At the recent Lay Leaders' meeting in Seoul, 400 delegates from 18 countries came together to discuss the role of the Catholic Church in Asia today, the nature of their work and prospects for the future. Since the Catholic population in Asia is small the theme for the six day meeting, "Proclaiming Jesus Christ in Asia Today," was an attempt to address the difficulties of evangelizing in this part of the world, including the need to deal with the lack of religious freedom in many  of the countries. 
The editorial in the Peace Weekly mentioned the worry  of the preparation committee for the program, but  the praise given by the Cardinal representative from Rome changed the worry into great joy.

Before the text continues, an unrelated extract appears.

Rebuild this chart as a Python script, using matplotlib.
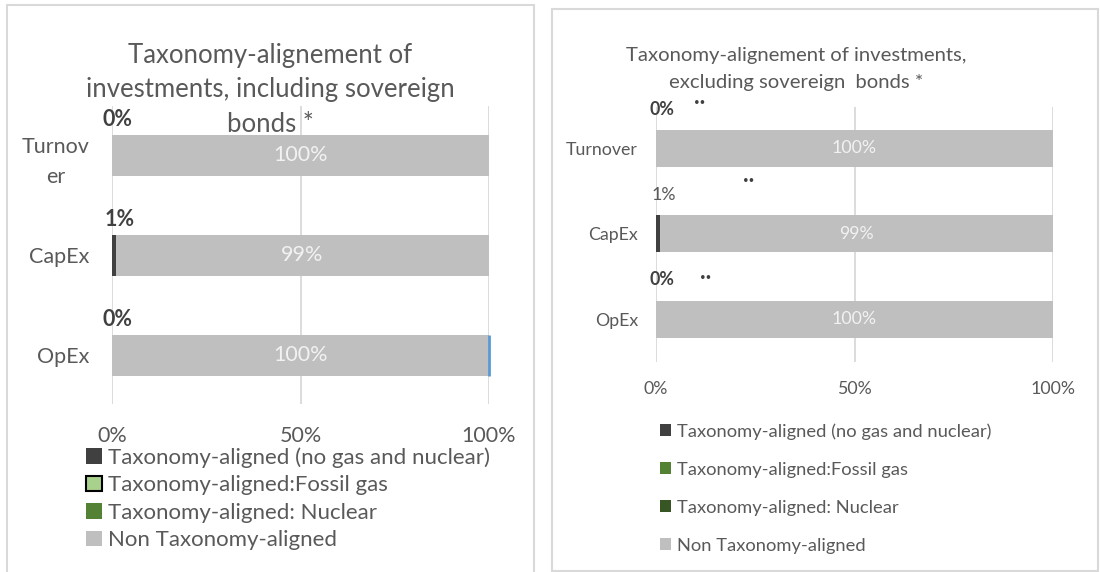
import matplotlib
matplotlib.use("Agg")
import matplotlib.pyplot as plt
import numpy as np
from matplotlib.patches import Rectangle

# ---- data ----
categories = ["Turnover", "CapEx", "OpEx"]
left_tick_labels = ["Turnov\ner", "CapEx", "OpEx"]
series_names = [
    "Taxonomy-aligned (no gas and nuclear)",
    "Taxonomy-aligned:Fossil gas",
    "Taxonomy-aligned: Nuclear",
    "Non Taxonomy-aligned",
]

incl_aligned = [0, 1, 0]
incl_fossil = [0, 0, 0]
incl_nuclear = [0, 0, 0]
incl_non = [100, 99, 100]

excl_aligned = [0, 1, 0]
excl_fossil = [0, 0, 0]
excl_nuclear = [0, 0, 0]
excl_non = [100, 99, 100]

x_ticks = [0, 50, 100]
x_tick_labels = ["0%", "50%", "100%"]

W, H = 1100, 572
TXT = "#595959"
DARK = "#404040"
GRID = "#D9D9D9"
plt.rcParams["font.family"] = ["Lato", "DejaVu Sans"]


def px_rect(x0, y0, x1, y1):
    return [x0 / W, 1 - y1 / H, (x1 - x0) / W, (y1 - y0) / H]


def draw_panel(ax, series, colors, tick_labels, ylim, bar_h, fs, pad_y, pad_x,
               label_rise, label_bold, tick_ls=1.2):
    ypos = np.arange(len(categories))[::-1]
    left = np.zeros(len(categories))
    containers = []
    for vals, col in zip(series, colors):
        vals = np.array(vals, dtype=float)
        c = ax.barh(ypos, vals, left=left, height=bar_h, color=col, linewidth=0)
        containers.append(c)
        left = left + vals
    ax.set_xlim(0, 100)
    ax.set_ylim(*ylim)
    ax.set_xticks(x_ticks)
    ax.set_xticklabels(x_tick_labels, fontsize=fs, color=TXT)
    ax.set_yticks(ypos)
    ax.set_yticklabels(tick_labels, fontsize=fs, color=TXT,
                       multialignment="center", linespacing=tick_ls)
    ax.tick_params(axis="both", length=0)
    ax.tick_params(axis="y", pad=pad_y)
    ax.tick_params(axis="x", pad=pad_x)
    for s in ax.spines.values():
        s.set_visible(False)
    ax.grid(axis="x", color=GRID, linewidth=1.3)
    ax.set_axisbelow(True)

    aligned = np.array(series[0], dtype=float)
    non = np.array(series[3], dtype=float)
    start_non = left - non
    for i, y in enumerate(ypos):
        ax.annotate(f"{aligned[i]:.0f}%", xy=(aligned[i] / 2, y + bar_h / 2),
                    xytext=(4, label_rise), textcoords="offset points",
                    ha="center", va="bottom", fontsize=fs,
                    fontweight="bold" if label_bold[i] else "normal",
                    color=DARK if label_bold[i] else TXT, annotation_clip=False)
        ax.text(start_non[i] + non[i] / 2, y, f"{non[i]:.0f}%", ha="center",
                va="center", fontsize=fs, color="#F2F2F2")
    return containers, ypos, left


fig = plt.figure(figsize=(W / 100, H / 100), dpi=100)

# panel frames
fig.add_artist(Rectangle((7 / W, -0.05), 527 / W, 1.05 - 4.5 / H,
                         transform=fig.transFigure, fill=False,
                         edgecolor=GRID, linewidth=1.5))
fig.add_artist(Rectangle((552 / W, 1 - 571 / H), 546 / W, 562 / H,
                         transform=fig.transFigure, fill=False,
                         edgecolor=GRID, linewidth=1.5))

# ---- left panel ----
colors_left = ["#404040", "#A9D18E", "#548235", "#BFBFBF"]
axL = fig.add_axes(px_rect(112, 106, 489, 404))
contL, yposL, endL = draw_panel(
    axL, [incl_aligned, incl_fossil, incl_nuclear, incl_non], colors_left,
    left_tick_labels, (-0.49, 2.49), 0.41, 15.5, 16, 16, 3, [True, True, True],
    tick_ls=1.6)
# thin blue edge at the end of the OpEx bar
axL.plot([endL[2], endL[2]], [yposL[2] - 0.205, yposL[2] + 0.205],
         color="#5B9BD5", linewidth=2, solid_capstyle="butt", clip_on=False)
fig.text(270 / W, 1 - 90 / H,
         "Taxonomy-alignement of\ninvestments, including sovereign\nbonds *",
         ha="center", va="center", fontsize=18.5, color=TXT, linespacing=1.48)
legL = fig.legend([c for c in contL], series_names, loc="upper left",
                  bbox_to_anchor=(86 / W, 1 - 447 / H), frameon=False,
                  fontsize=16, handlelength=0.7, handleheight=0.7,
                  handletextpad=0.3, labelspacing=0.34, borderpad=0,
                  borderaxespad=0, labelcolor=TXT)
legL.legend_handles[1].set_edgecolor("black")
legL.legend_handles[1].set_linewidth(1.5)

# ---- right panel ----
colors_right = ["#404040", "#548235", "#375623", "#BFBFBF"]
axR = fig.add_axes(px_rect(656, 107, 1053, 362))
contR, yposR, endR = draw_panel(
    axR, [excl_aligned, excl_fossil, excl_nuclear, excl_non], colors_right,
    categories, (-0.5, 2.485), 0.43, 12.8, 13, 14, 9, [True, False, True])
# small stray label marks
for y, dx, dy in zip(yposR, [44, 93, 50], [28, 35, 23]):
    axR.annotate("••", xy=(0, y + 0.215), xytext=(dx * 0.72, dy * 0.72),
                 textcoords="offset points", ha="center", va="center",
                 fontsize=7, color=DARK, annotation_clip=False)
fig.text(796 / W, 1 - 69 / H,
         "Taxonomy-alignement of investments,\nexcluding sovereign  bonds *",
         ha="center", va="center", fontsize=14.6, color=TXT, linespacing=1.65)
fig.legend([c for c in contR], series_names, loc="upper left",
           bbox_to_anchor=(660 / W, 1 - 423 / H), frameon=False,
           fontsize=13.2, handlelength=0.6, handleheight=0.6,
           handletextpad=0.35, labelspacing=1.2, borderpad=0,
           borderaxespad=0, labelcolor=TXT)

fig.savefig("out.png", dpi=100)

At the beginning of the 6 day meeting a representative from  each of the countries gave an introduction of the work and prospects for the future.
One of those countries, Turkmenistan, unfamiliar to most delegates both in name and location, has one priest, Fr. Andrzej Madej, serving a community of 95 Catholics. Though the community is extremely small, it is nearly a 100 fold increase from the time, 13 years ago, when the country had two missioners and one Christian, an Iranian, as a congregation. The priest who worked with him has been changed, but he will be joined by another Spanish priest soon.  

Still with no building of their own, they have to use whatever building is available. But an encouraging development was recently registering with the government which gives the Church legitimacy. Not all parishioners are native born; besides the Iranian, there are five Koreans who attend English Mass. He has a special fondness for them and hopes the Korean Church will soon send missioners to the country.

The Catholic presence in this country of 5 million (89 percent Muslim and 10 percent Orthodox Christian) is a stark reminder of the difficult task ahead. Working with very small Catholic communities in most Asian countries, the Church must now be content, said the Cardinal of Seoul in the final address to the delegates, to work with a "spirituality of smallness."


  1. Shouldn't that be a 9500% increase, from one to 95 believers?

  2. Thanks for the correction. I looked at the article from the Peace Weekly again, and I translated his hundred fold into a percentage. Translators are often the betrayers of the writer's meaning. I will make it one hundred fold.

  3. Keep up the excellent work on your blog, Father. (And, if you have time, please say a prayer for my family.)

  4. Many thanks for the kind words. A master blogger giving such a complement gives joy. You and your family will be in my prayers.